小さなお店達が生き残ったり、新しく生まれていくためには、独自の物語があったほうがいいのではと思う。
応援したいなと思うお店はその店にかかわる人の素顔や考えや物語が見えていることが多い。その世界観を支持したいと思わせてくれる。
魅せ方、語り方でお店の可能性はいかようにでも工夫できる時代だと思う。そこに確かな情熱があれば、想いがあれば、ちゃんと伝われば響く。

そんな時代だと思う。

インターネットの利便性はリアルな店舗を脅かしもするけれど、普通だったらなかなか届かないところまで、物語を届けてくれる側面もある。

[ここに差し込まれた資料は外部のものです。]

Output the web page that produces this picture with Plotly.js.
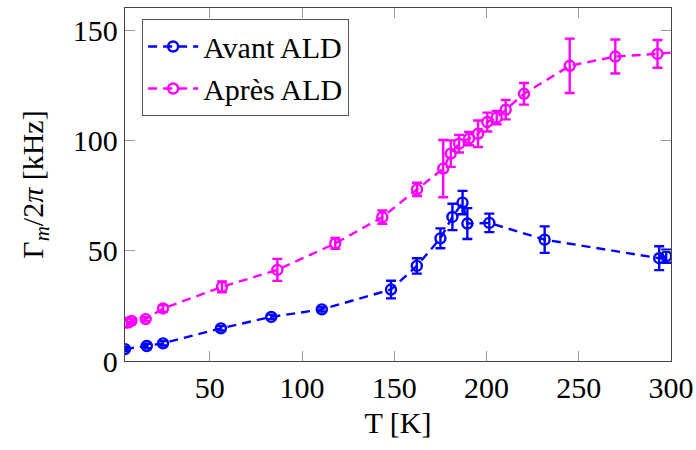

お店で何を売るかも大切だけど、どんな世界観を大切にしているか、どういう物語があるかを伝える工夫が必要になってきていると思う。


話はかわるけど

ヘッダーの写真とか、下の写真とかそうなんだけど、ちかくに応援したいお店ができた。

coyamaさん

もともと印刷工場だった昔ながらな一軒家をリノベーションしてブックカフェにしたお店。

Twitterやらなんやら、トンカントンカンと出来上がるまでの工程があって、すごく面白い。
落ち着いたなんか懐かしい空間で癒される。
ゆっくり読書できる空間でたびたびお邪魔したいと思う。


こんな感じでコーヒー飲みつつ、写真の本を夢中になって読んでいた。

こういう懐かしい感じ、温かみのある感じ、すごくいいと思う。
何もかもが新しく見たことのない何かが生まれるというわけでもなく、
過去の面影や物語が見える安心感が増えて欲しいな

そういう小さなお店がたくさんできる未来であってほしいな、そんなことを一物書きな私は思った。